Blake — 08:03 on 01.10.05#
 

I love it when stupid people come out of the woodworks. Always seems to happen during a war. Well, namely Bush's war on terror. I, for on, am feeling terrorized by stupidity.

Cam — 11:21 on 01.10.05#
 

Well, if the "cheerleader defence" fails, he can always fall back on the "Chewbacca defence." It worked for Chef in South Park, after all.

Chris — 03:22 on 01.11.05#
 

Chewbacca defence, that was classic.

How do you become a layer now, do you just send off coupons from the paper with $2.95 p&p?

Ray — 03:33 on 01.11.05#
 

Maybe the lawyer is as dumb as a fox and is doing his best.... aaugh make that worst to sink the case.

HYNES — 06:55 on 01.11.05#
 

Of course there's not much you can do for defense when your client is the biggest idiot in the world to actually take pictures of you doing something so demonsterably horrible and stupid, and then to brag about it with the photos. Seriously, this lawyer - yeah that's pretty stupid - but his client's title of King Stupidity remains his alone.

HYNES — 06:57 on 01.11.05#
 

Allow me to amend though that I find this all amazing that this lawyer is a big enough bonehead for even trying this defense. Maybe it worked on Law & Order once.

zachwlewis — 07:05 on 01.11.05#
 

I think it is pretty funny, him comparing them to cheerleaders.

The sad thing is, I have oft laughed about that very thought, drawing comics and such to drive the point home that every bit of this war is ridiculous. It just makes me sad that people see someone who makes fun of something to have no soul. I wish more people could look at those pictures, say something like: "Ooh, looks like he's gettin' it good, eh?" and then have a chuckle or two, instead of being reprimanded by all those who are "holier-than-thou."

Sorry for the rant.
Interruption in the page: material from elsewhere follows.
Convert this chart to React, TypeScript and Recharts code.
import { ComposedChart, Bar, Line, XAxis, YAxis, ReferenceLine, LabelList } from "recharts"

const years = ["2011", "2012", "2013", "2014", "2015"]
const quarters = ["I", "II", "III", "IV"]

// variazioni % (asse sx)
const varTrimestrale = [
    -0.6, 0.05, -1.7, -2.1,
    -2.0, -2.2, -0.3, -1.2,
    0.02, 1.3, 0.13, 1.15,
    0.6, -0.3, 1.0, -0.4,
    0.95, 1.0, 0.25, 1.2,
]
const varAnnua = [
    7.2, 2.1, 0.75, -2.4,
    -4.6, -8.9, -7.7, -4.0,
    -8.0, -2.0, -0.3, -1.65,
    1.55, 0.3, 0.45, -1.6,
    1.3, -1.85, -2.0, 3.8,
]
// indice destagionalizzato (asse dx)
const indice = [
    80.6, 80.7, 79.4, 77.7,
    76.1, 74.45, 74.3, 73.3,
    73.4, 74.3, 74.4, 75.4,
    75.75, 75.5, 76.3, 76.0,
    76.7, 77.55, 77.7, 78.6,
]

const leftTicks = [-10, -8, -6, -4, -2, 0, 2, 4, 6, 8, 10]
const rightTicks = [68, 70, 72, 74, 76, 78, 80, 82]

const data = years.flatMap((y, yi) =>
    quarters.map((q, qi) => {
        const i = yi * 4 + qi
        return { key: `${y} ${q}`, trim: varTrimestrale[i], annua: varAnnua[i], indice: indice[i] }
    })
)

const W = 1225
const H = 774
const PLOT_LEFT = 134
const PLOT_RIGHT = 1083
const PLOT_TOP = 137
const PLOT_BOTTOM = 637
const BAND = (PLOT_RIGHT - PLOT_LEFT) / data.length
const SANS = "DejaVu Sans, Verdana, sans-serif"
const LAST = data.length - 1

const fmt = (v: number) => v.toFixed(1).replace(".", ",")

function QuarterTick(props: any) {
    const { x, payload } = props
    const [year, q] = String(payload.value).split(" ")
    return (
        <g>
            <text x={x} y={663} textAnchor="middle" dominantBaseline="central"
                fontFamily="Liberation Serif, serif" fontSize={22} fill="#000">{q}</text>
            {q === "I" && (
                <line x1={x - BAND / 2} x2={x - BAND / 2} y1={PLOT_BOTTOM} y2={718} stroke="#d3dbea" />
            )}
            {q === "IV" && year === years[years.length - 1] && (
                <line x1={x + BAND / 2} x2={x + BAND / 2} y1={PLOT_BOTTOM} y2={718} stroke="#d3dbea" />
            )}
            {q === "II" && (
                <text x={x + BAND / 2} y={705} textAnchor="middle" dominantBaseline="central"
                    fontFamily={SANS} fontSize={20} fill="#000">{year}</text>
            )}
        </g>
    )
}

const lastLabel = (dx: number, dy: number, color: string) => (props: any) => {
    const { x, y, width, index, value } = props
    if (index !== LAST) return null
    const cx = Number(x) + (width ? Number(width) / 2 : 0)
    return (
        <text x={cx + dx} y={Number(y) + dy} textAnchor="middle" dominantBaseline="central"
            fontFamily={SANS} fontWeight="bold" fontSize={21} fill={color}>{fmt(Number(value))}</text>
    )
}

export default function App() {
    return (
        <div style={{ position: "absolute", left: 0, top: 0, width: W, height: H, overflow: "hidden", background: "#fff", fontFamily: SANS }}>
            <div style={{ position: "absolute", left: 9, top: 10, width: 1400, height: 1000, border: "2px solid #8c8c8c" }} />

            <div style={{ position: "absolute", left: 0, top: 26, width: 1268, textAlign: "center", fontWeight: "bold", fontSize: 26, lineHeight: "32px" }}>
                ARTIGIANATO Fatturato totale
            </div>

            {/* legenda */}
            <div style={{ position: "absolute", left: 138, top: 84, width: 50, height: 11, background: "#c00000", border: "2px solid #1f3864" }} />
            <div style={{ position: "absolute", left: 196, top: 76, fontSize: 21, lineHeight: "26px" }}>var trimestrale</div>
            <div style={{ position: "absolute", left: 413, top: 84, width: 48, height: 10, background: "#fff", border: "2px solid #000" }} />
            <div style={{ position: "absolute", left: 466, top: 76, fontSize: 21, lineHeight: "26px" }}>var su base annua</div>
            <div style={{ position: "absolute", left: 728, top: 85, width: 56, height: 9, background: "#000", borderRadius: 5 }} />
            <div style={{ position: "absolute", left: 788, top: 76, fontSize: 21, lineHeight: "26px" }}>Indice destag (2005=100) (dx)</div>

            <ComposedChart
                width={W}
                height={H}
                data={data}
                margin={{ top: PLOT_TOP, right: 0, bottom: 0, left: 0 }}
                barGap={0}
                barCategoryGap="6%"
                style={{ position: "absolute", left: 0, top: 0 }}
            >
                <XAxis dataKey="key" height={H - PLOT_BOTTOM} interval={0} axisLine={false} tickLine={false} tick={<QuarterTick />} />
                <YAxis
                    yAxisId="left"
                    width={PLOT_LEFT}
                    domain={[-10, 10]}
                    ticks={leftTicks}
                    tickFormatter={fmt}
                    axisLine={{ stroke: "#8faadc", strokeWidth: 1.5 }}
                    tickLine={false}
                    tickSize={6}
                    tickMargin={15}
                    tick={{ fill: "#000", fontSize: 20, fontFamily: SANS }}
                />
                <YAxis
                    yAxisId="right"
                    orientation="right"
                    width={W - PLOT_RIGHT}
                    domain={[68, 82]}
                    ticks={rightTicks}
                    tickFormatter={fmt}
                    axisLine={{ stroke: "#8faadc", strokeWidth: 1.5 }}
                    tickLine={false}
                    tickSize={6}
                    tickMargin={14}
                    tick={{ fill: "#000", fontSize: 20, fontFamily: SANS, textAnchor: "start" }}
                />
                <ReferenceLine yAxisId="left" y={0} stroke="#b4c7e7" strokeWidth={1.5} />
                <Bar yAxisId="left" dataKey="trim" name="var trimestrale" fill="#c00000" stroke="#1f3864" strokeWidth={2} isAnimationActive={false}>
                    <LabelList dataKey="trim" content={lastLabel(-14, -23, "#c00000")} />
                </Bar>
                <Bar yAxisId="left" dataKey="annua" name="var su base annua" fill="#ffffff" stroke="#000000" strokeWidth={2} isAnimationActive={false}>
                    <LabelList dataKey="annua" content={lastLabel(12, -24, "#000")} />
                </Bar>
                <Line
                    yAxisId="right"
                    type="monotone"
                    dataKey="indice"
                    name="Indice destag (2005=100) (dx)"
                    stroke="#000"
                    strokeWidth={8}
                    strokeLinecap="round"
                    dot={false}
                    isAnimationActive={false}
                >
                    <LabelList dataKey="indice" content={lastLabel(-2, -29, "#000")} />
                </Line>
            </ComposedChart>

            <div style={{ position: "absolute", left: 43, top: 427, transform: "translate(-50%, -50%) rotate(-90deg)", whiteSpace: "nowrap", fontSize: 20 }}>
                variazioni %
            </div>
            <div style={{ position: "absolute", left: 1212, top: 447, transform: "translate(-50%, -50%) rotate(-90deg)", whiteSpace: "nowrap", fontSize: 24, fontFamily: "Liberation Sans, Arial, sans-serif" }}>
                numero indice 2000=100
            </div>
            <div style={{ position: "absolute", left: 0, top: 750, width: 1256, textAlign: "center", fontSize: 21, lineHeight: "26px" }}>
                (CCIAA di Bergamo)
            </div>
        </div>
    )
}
I concur with you: Dude totally needs a better lawer.

Nathan Logan — 08:30 on 01.11.05#
 

Personally, I find his lawyer fitting. Maybe he'll get what he deserves, rather than getting off with 15 hours of community service and a $250 fine.

I love that our judicial system was created with the concept of "better ten guilty men go free than one innocent man be punished," but sometimes it just gets ridiculous.

May justice be done here.

Baxter — 10:22 on 01.11.05#
 

I dunno... I'm not there, and I don't really know what's happening overall, but from what I'm hearing, the bulk of the defense hangs on the notion that Sgt. Scumbag was just doing what he was told. Since I suspect that may very well be true, I hope the lawyer does well convincing a lot of people that maybe we SHOULD look into how high this really went.
I don't believe Sgt. Scumbag and his buddies we're sitting around playing cards one day and said "hey, you know what would be really cool...."
There was at the very least a culture, if not outright standing orders, and the folks who need to fry most are probably never going to see a courtroom at all.

Greg — 10:44 on 01.11.05#
 

Baxter, you're right but we're talking about cheerleaders who do this 6-8 times a year!

Philip — 12:43 on 01.11.05#
 

Was his lawyer's name Lionel Hutz, by any chance?

http://www.drhibbert.it/DrHibbert63/9f05_04.JPG

starvingartist — 10:39 on 01.13.05#
 

This is the same clueless lawyer that said that al Sheikh's testimony had been good for his client: "It was the face of the enemy. It's very clear that he hates America."

Mark L. — 01:32 on 01.20.05#
 

He was found guilty.

And, um, I just wanted to comment on a topic other than Win!